▶ _YOUR TASK_:
From the first line of the data below through the line holding "const curveY = [0.16, 0.16, 2, 10, 10];", output each line exactly and leave the pictures out.

▶ _DATASET EXTRACT_:
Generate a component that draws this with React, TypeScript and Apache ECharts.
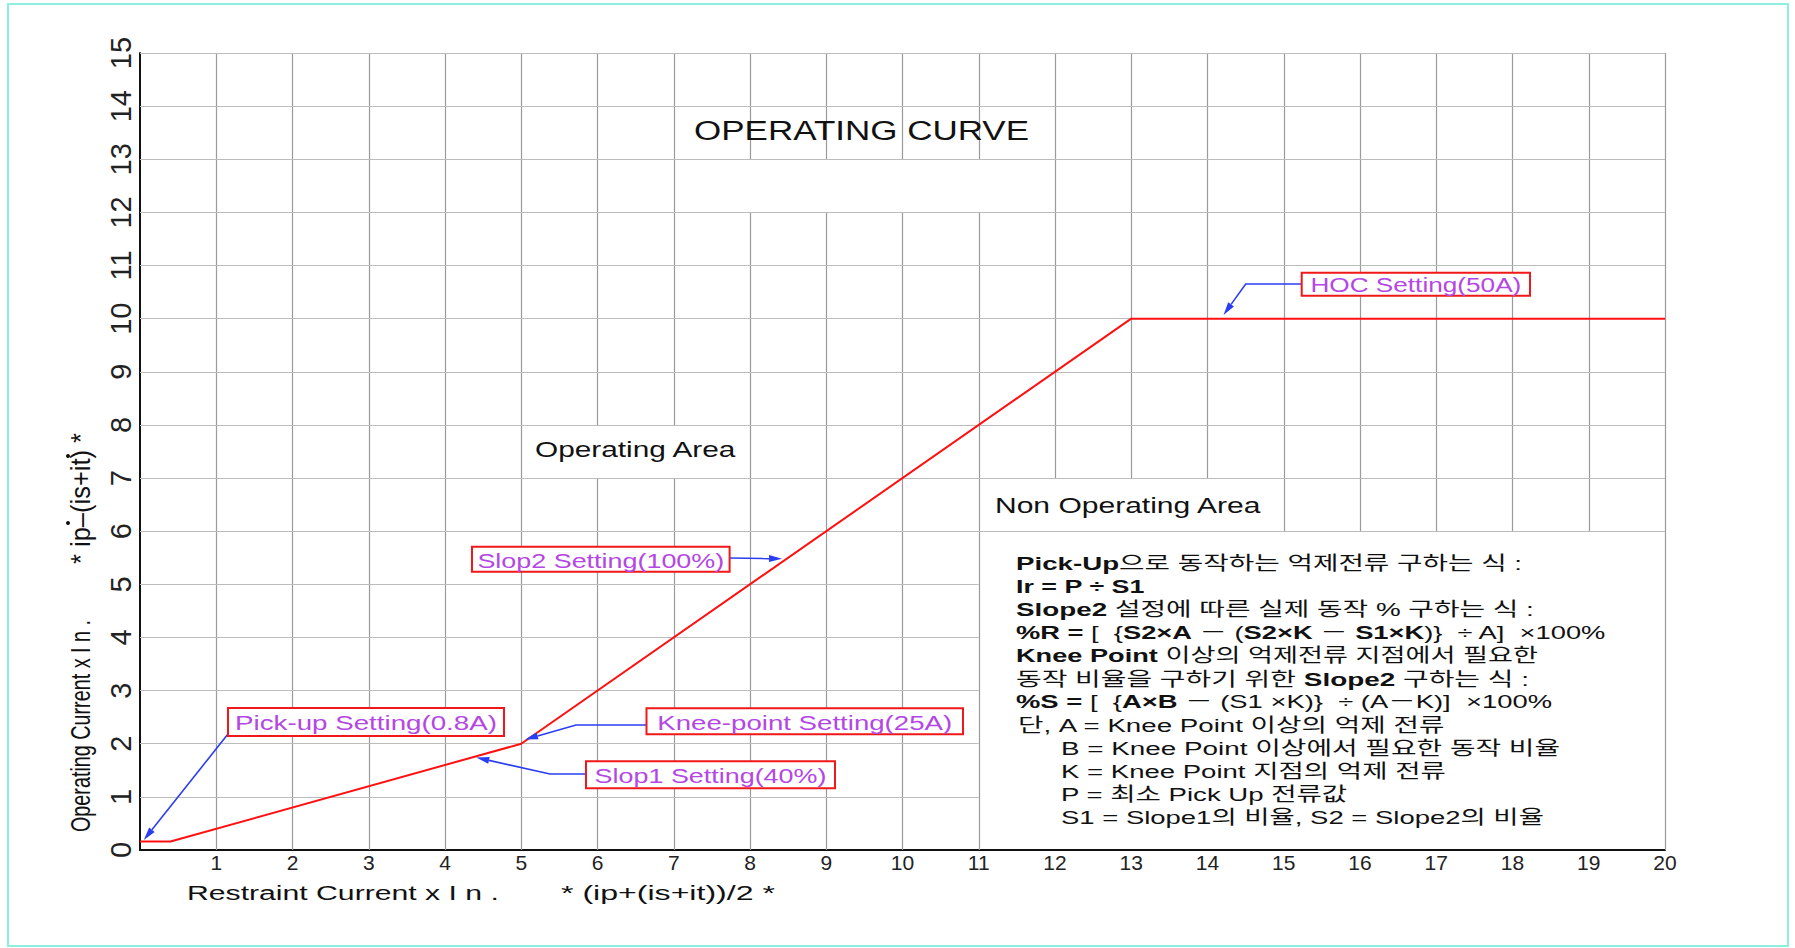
import React, { useEffect, useRef } from 'react';
import * as echarts from 'echarts';

// ---- data ----
const curveX = [0, 0.4, 5, 13, 20];
const curveY = [0.16, 0.16, 2, 10, 10];

const xTickLabels = ['', '1', '2', '3', '4', '5', '6', '7', '8', '9', '10', '11', '12', '13', '14', '15', '16', '17', '18', '19', '20'];
const yTickLabels = ['0', '1', '2', '3', '4', '5', '6', '7', '8', '9', '10', '11', '12', '13', '14', '15'];

// vertical grid segments [x, yFrom, yTo]
const vGrid = [
  [1, 0, 15], [2, 0, 15], [3, 0, 15], [4, 0, 15], [5, 0, 15],
  [6, 0, 7], [6, 8, 15], [7, 0, 7], [7, 8, 15],
  [8, 0, 12], [8, 13, 15], [9, 0, 12], [9, 13, 15], [10, 0, 12], [10, 13, 15], [11, 0, 12], [11, 13, 15],
  [12, 7, 15], [13, 7, 15], [14, 7, 15],
  [15, 6, 15], [16, 6, 15], [17, 6, 15], [18, 6, 15], [19, 6, 15], [20, 0, 15],
];
// horizontal grid segments [y, xFrom, xTo]
const hGrid = [
  [1, 0, 11], [2, 0, 11], [3, 0, 11], [4, 0, 11], [5, 0, 11],
  [6, 0, 20], [7, 0, 20], [8, 0, 20], [9, 0, 20], [10, 0, 20], [11, 0, 20],
  [12, 0, 20], [13, 0, 20], [14, 0, 20], [15, 0, 20],
];

// annotation labels and the curve points they point at
const annoTexts = ['Pick-up Setting(0.8A)', 'Knee-point Setting(25A)', 'Slop1 Setting(40%)', 'Slop2 Setting(100%)', 'HOC Setting(50A)'];
const annoTips = [[0.05, 0.19], [5.05, 2.08], [4.41, 1.74], [8.42, 5.48], [14.21, 10.07]];

const freeTexts = ['OPERATING CURVE', 'Operating Area', 'Non Operating Area'];
const xTitle = ['Restraint Current x I n .', '* (ip+(is+it))/2 *'];
const yTitle = ['Operating Current x I n .', '* ip–(is+it) *'];

// formula lines: segments [text, bold]
const formulaLines: [string, number][][] = [
  [['Pick-Up', 1], ['으로 동작하는 억제전류 구하는 식 :', 0]],
  [['Ir = P ÷ S1', 1]],
  [['Slope2', 1], [' 설정에 따른 실제 동작 % 구하는 식 :', 0]],
  [['%R =', 1], [' [  {', 0], ['S2×A', 1], [' － (', 0], ['S2×K', 1], [' － ', 0], ['S1×K', 1], [')}  ÷ A]  ×100%', 0]],
  [['Knee Point', 1], [' 이상의 억제전류 지점에서 필요한', 0]],
  [['동작 비율을 구하기 위한 ', 0], ['Slope2', 1], [' 구하는 식 :', 0]],
  [['%S =', 1], [' [  {', 0], ['A×B', 1], [' － (S1 ×K)}  ÷ (A－K)]  ×100%', 0]],
  [['단, A = Knee Point 이상의 억제 전류', 0]],
  [['B = Knee Point 이상에서 필요한 동작 비율', 0]],
  [['K = Knee Point 지점의 억제 전류', 0]],
  [['P = 최소 Pick Up 전류값', 0]],
  [['S1 = Slope1의 비율, S2 = Slope2의 비율', 0]],
];

// ---- layout (pixels) ----
const FONT = "'Liberation Sans', 'Noto Sans CJK KR', sans-serif";
const annoBoxes = [
  [228, 708, 504, 736], [646.5, 708.3, 963, 734.3], [586, 761.3, 835, 788.3], [472, 546.7, 729.6, 571.7], [1301.7, 272.7, 1530, 295.7],
];
const annoTextW = [262, 295, 232, 247, 211];
const annoPaths = [
  [[228, 734]], [[646.5, 725], [576, 725]], [[586, 774], [550, 774]], [[729.6, 558]], [[1301.7, 284], [1245.7, 284]],
];
const freeLayout = [
  { x: 694, y: 130.5, size: 27, w: 335 },
  { x: 535, y: 449.5, size: 22, w: 202 },
  { x: 995, y: 505, size: 22, w: 267 },
];
const xTitleLayout = [{ x: 187, y: 893, size: 21, w: 312 }, { x: 561, y: 893, size: 21, w: 214 }];
const yTitleLayout = [{ x: 81, y: 832, size: 27, w: 212 }, { x: 81, y: 564, size: 27, w: 131 }];
const yTitleDots = [[68, 523], [68, 456]];
const formulaStartX = [1016, 1016, 1016, 1016, 1016, 1016, 1016, 1018, 1061, 1061, 1061, 1061];
const formulaEndX = [1522, 1145, 1534, 1607, 1538, 1529, 1552, 1446, 1560, 1446, 1348, 1544];

export default function App() {
  const ref = useRef<HTMLDivElement>(null);
  useEffect(() => {
    if (!ref.current) return;
    const chart = echarts.init(ref.current, null, { renderer: 'svg' });
    chart.setOption({
      animation: false,
      backgroundColor: '#ffffff',
      grid: { left: 140, top: 53, width: 1525, height: 797, containLabel: false },
      xAxis: {
        type: 'value', min: 0, max: 20, interval: 1,
        splitLine: { show: false }, axisTick: { show: false },
        axisLine: { show: true, lineStyle: { color: '#111', width: 2 } },
        axisLabel: { fontSize: 21, color: '#222', fontFamily: FONT, margin: 2, formatter: (v: number) => xTickLabels[Math.round(v)] ?? '' },
      },
      yAxis: {
        type: 'value', min: 0, max: 15, interval: 1,
        splitLine: { show: false }, axisTick: { show: false },
        axisLine: { show: true, lineStyle: { color: '#111', width: 2 } },
        axisLabel: { fontSize: 29, color: '#222', fontFamily: "'Liberation Sans Narrow', 'Liberation Sans', sans-serif", rotate: 90, margin: 5, formatter: (v: number) => yTickLabels[Math.round(v)] ?? '' },
      },
      series: [
        {
          type: 'lines', coordinateSystem: 'cartesian2d', silent: true, z: 1,
          data: vGrid.map(([x, a, b]) => ({ coords: [[x, a], [x, b]] })),
          lineStyle: { color: '#9a9a9a', width: 1.2, opacity: 1 },
        },
        {
          type: 'lines', coordinateSystem: 'cartesian2d', silent: true, z: 1,
          data: hGrid.map(([y, a, b]) => ({ coords: [[a, y], [b, y]] })),
          lineStyle: { color: '#bcbcbc', width: 1.2, opacity: 1 },
        },
        {
          type: 'line', silent: true, z: 5, symbol: 'none',
          data: curveX.map((x, i) => [x, curveY[i]]),
          lineStyle: { color: '#ff1010', width: 2 },
        },
      ],
    });

    const ctx = document.createElement('canvas').getContext('2d')!;
    const measure = (t: string, size: number, bold = false) => {
      ctx.font = `${bold ? 'bold ' : ''}${size}px ${FONT}`;
      return ctx.measureText(t).width;
    };
    const g: any[] = [];
    g.push({ type: 'rect', z: 0, shape: { x: 8, y: 4, width: 1780, height: 942 }, style: { fill: 'none', stroke: '#8eeee0', lineWidth: 2 } });

    const plainText = (text: string, L: any, rot = false) => ({
      type: 'text', z: 100, x: L.x, y: L.y, rotation: rot ? Math.PI / 2 : 0,
      scaleX: L.w / measure(text, L.size),
      style: { text, fontSize: L.size, fontFamily: FONT, fill: '#111', align: 'left', verticalAlign: 'middle' },
    });
    freeTexts.forEach((t, i) => g.push(plainText(t, freeLayout[i])));
    xTitle.forEach((t, i) => g.push(plainText(t, xTitleLayout[i])));
    yTitle.forEach((t, i) => g.push(plainText(t, yTitleLayout[i], true)));
    yTitleDots.forEach(([cx, cy]) => g.push({ type: 'circle', z: 100, shape: { cx, cy, r: 2 }, style: { fill: '#111' } }));

    // annotations
    annoTexts.forEach((t, i) => {
      const [x0, y0, x1, y1] = annoBoxes[i];
      const tip = chart.convertToPixel({ gridIndex: 0 }, annoTips[i]) as number[];
      const pts = [...annoPaths[i], tip];
      const a = pts[pts.length - 2];
      const dx = tip[0] - a[0], dy = tip[1] - a[1];
      const len = Math.hypot(dx, dy) || 1;
      const ux = dx / len, uy = dy / len;
      const L = 13, W = 3.5;
      const bx = tip[0] - ux * L, by = tip[1] - uy * L;
      g.push({ type: 'polyline', z: 90, shape: { points: pts.slice(0, -1).concat([[bx, by]]) }, style: { stroke: '#2b3df2', lineWidth: 1.6, fill: 'none' } });
      g.push({ type: 'polygon', z: 90, shape: { points: [tip, [bx - uy * W, by + ux * W], [bx + uy * W, by - ux * W]] }, style: { fill: '#2b3df2' } });
      g.push({ type: 'rect', z: 95, shape: { x: x0, y: y0, width: x1 - x0, height: y1 - y0 }, style: { fill: '#fff', stroke: '#f01818', lineWidth: 2 } });
      g.push({
        type: 'text', z: 100, x: (x0 + x1) / 2, y: (y0 + y1) / 2 + 1, scaleX: annoTextW[i] / measure(t, 21),
        style: { text: t, fontSize: 21, fontFamily: FONT, fill: '#b447e4', align: 'center', verticalAlign: 'middle' },
      });
    });

    // formula block
    const FS = 19;
    formulaLines.forEach((segs, i) => {
      let w = 0;
      let txt = '';
      segs.forEach(([s, b]) => {
        w += measure(s, FS, !!b);
        txt += b ? `{b|${s}}` : s;
      });
      g.push({
        type: 'text', z: 100, x: formulaStartX[i], y: 563.3 + 23.1 * i,
        scaleX: (formulaEndX[i] - formulaStartX[i]) / w,
        style: {
          text: txt, fontSize: FS, fontFamily: FONT, fill: '#111', align: 'left', verticalAlign: 'middle',
          rich: { b: { fontSize: FS, fontFamily: FONT, fontWeight: 'bold', fill: '#111' } },
        },
      });
    });

    chart.setOption({ graphic: g });
    return () => chart.dispose();
  }, []);
  return <div ref={ref} style={{ position: 'absolute', left: 0, top: 0, width: 1795, height: 948, background: '#fff' }} />;
}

▶ _RESULT_:
Generate a component that draws this with React, TypeScript and Apache ECharts.
import React, { useEffect, useRef } from 'react';
import * as echarts from 'echarts';

// ---- data ----
const curveX = [0, 0.4, 5, 13, 20];
const curveY = [0.16, 0.16, 2, 10, 10];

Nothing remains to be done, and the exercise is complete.